The person who worked as a dresser "borrowed" costumes from San Francisco Opera Company, which were used for panhandling in the Park.

One couple borrowed $400 from a friend, bought travelers checks, exchanged them, cashed them, reported them stolen, returned the money to the friend and....

When the phone bill was long overdue Ma Bell called looking for the account holder the reply, (from the account holder) was " No, we haven't seen that bastard. And if you get a hold of him, tell him he owes us a lot money too."

These people were homosexual criminals! Not rising to the level of Genet, but they were scofflaws at every opportunity. They were also very welcoming to strangers with made up names and fragile mental states and no money.   And they were having fun!  They were changing ( some would say corrupting) lives! All of it focused on Free Theater, usually put on in a public space.  Eighteen months earlier I had been in my second year at a Methodist Seminary and while I was certainly not an innocent, this brush with the world of The Angels obliterated whatever was left of any thought I might have had about leading a "normal" life.  What a gift! Their choices weren't necessarily my choices, but I saw that the choices were all mine to make.
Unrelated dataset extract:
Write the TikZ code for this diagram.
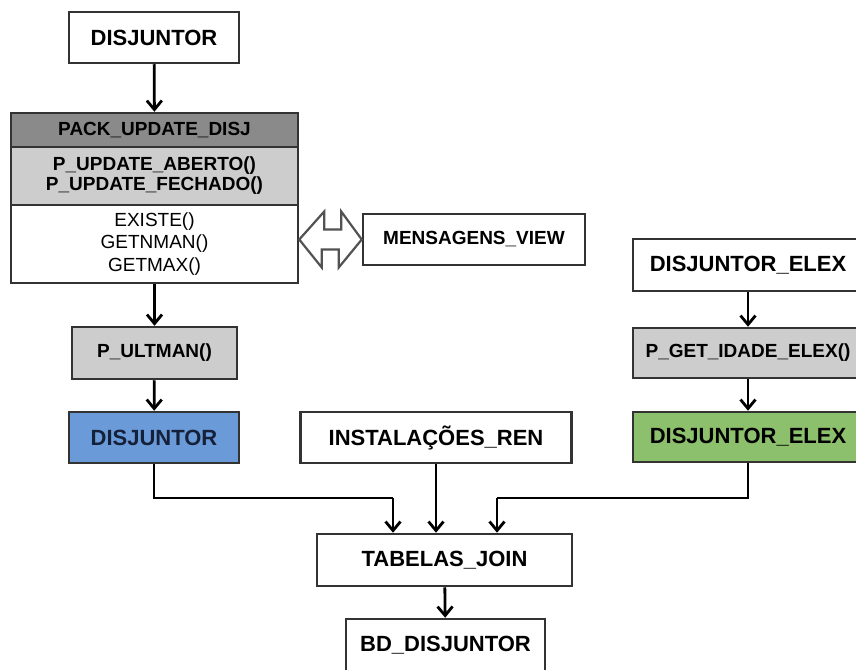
\documentclass[tikz,border=0pt]{standalone}
\usepackage{fontspec}
\setmainfont{Liberation Sans}
\usepackage{tikz}
\usetikzlibrary{arrows.meta,calc}

\definecolor{boxline}{HTML}{333333}
\definecolor{headgray}{HTML}{8A8A8A}
\definecolor{procgray}{HTML}{CDCDCD}
\definecolor{tabblue}{HTML}{6A9BD8}
\definecolor{tabgreen}{HTML}{8DC06C}
\definecolor{bluetext}{HTML}{15203A}

\begin{document}
\begin{tikzpicture}[x=1pt,y=-1pt,
	tab/.style={draw=boxline,line width=2.5pt,fill=white,inner sep=0pt,
		font=\bfseries\fontsize{22}{24}\selectfont},
	proc/.style={draw=boxline,line width=2.5pt,fill=procgray,inner sep=0pt,
		font=\bfseries\fontsize{19}{20}\selectfont},
	flow/.style={line width=2.8pt,-{Straight Barb[length=9pt,width=15pt]}},
	link/.style={line width=2.8pt}]
	\useasboundingbox (0,0) rectangle (856,669);
	\node[tab,minimum width=170pt,minimum height=51pt] (disj) at (154,37.5){DISJUNTOR};
	\node[proc,fill=headgray,minimum width=287pt,minimum height=34pt] (packhead) at (154.5,130){PACK\_UPDATE\_DISJ};
	\node[proc,align=center,minimum width=287pt,minimum height=58pt] (packproc) at (154.5,176){P\_UPDATE\_ABERTO()\\P\_UPDATE\_FECHADO()};
	\node[tab,align=center,minimum width=287pt,minimum height=78pt,
		font=\fontsize{19}{22.5}\selectfont] (packfun) at (154.5,244){EXISTE()\\GETNMAN()\\GETMAX()};
	\node[tab,font=\bfseries\fontsize{19}{20}\selectfont,minimum width=222pt,minimum height=51pt] (mview) at (474,239.5){MENSAGENS\_VIEW};
	\node[proc,minimum width=165pt,minimum height=52pt] (ultman) at (154.5,353){P\_ULTMAN()};
	\node[tab,fill=tabblue,text=bluetext,minimum width=170pt,minimum height=51pt] (disjb) at (154,437.5){DISJUNTOR};
	\node[tab,minimum width=230pt,minimum height=52pt] (elex) at (748,265){DISJUNTOR\_ELEX};
	\node[proc,minimum width=230pt,minimum height=50pt] (getidade) at (748,353){P\_GET\_IDADE\_ELEX()};
	\node[tab,fill=tabgreen,minimum width=230pt,minimum height=50pt] (elexg) at (748,437){DISJUNTOR\_ELEX};
	\node[tab,minimum width=271pt,minimum height=51pt] (inst) at (436,437.5){INSTALAÇÕES\_REN};
	\node[tab,minimum width=255pt,minimum height=52pt] (join) at (444.5,560){TABELAS\_JOIN};
	\node[tab,minimum width=199pt,minimum height=52pt] (bd) at (445.5,645){BD\_DISJUNTOR};
	\coordinate (jl) at (393,498);
	\coordinate (jr) at (497,498);
	\coordinate (dl) at (packfun.east |- mview.west);
	\coordinate (dr) at (mview.west);
	\draw [flow] (disj) -- (packhead);
	\draw [flow] (packfun) -- (ultman);
	\draw [flow] (ultman) -- (disjb);
	\draw [flow] (elex) -- (getidade);
	\draw [flow] (getidade) -- (elexg);
	\draw [link] (disjb.south) |- (jl);
	\draw [flow] (jl) -- (jl |- join.north);
	\draw [flow] (inst.south) -- (inst.south |- join.north);
	\draw [link] (elexg.south) |- (jr);
	\draw [flow] (jr) -- (jr |- join.north);
	\draw [flow] (join) -- (bd);
	\draw [draw=boxline!85,fill=white,line width=2.2pt,line join=miter]
		(dl) -- ++(25,-28) -- ++(0,18) -- ++(17,0) -- ++(0,-18) -- (dr)
		-- ++(-23,28) -- ++(0,-18) -- ++(-17,0) -- ++(0,18) -- cycle;
\end{tikzpicture}
\end{document}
The wedding was on Easter Sunday and was, like almost all weddings, a theater piece for friends and family.  We were a party of 40 or so, dressed in a wide spectrum of styles and tastes. We chanted Hari Krishna as we walked in procession from the house through the park to the Conservatory, the two couples shaded by a large canopy carried on long poles by four people, yours truly being one of them. Once assembled, one of the tribe, dressed in a white suit, gave a righteous hilarious southern harangue. There was a mock priest, a mock yogi and maybe even more. Of the newlyweds what I remember most is Preston and Angie finishing the day by announcing this was actually the end of their relationship. The southern preacher returned the next day his white suit muddy and maybe even bloodied, but still full of bluster.

I had thought of ending with a couple of amusing examples of the level of promiscuity at the time, but I think I'll leave that to your imagination....you won't even come close.

1 comment:

  1. Sweet reminiscence, Dear One. You covered our meeting well, and I might note the magnetic smile from your table beyond the window at Union 76 that drew me in. It was said we hugged each other for near three months while we dallied at that charming pre-“fire” flat, with its wooden kitchen counter top, on 1886 Page Street. I love your description of making our own rules as we went. On the whole they were brave, honest, had validity, and I know they inspired others in the circle of friends we appeared for a while to anchor and inform.
    A few tales from that era are spun (based on actual events you may well remember) in “Bookly,” (the Woodstock Paradox), inserting the fictional (?) protagonist, Arien, for some scenes into that house. You may have a copy if you send me your mailing address.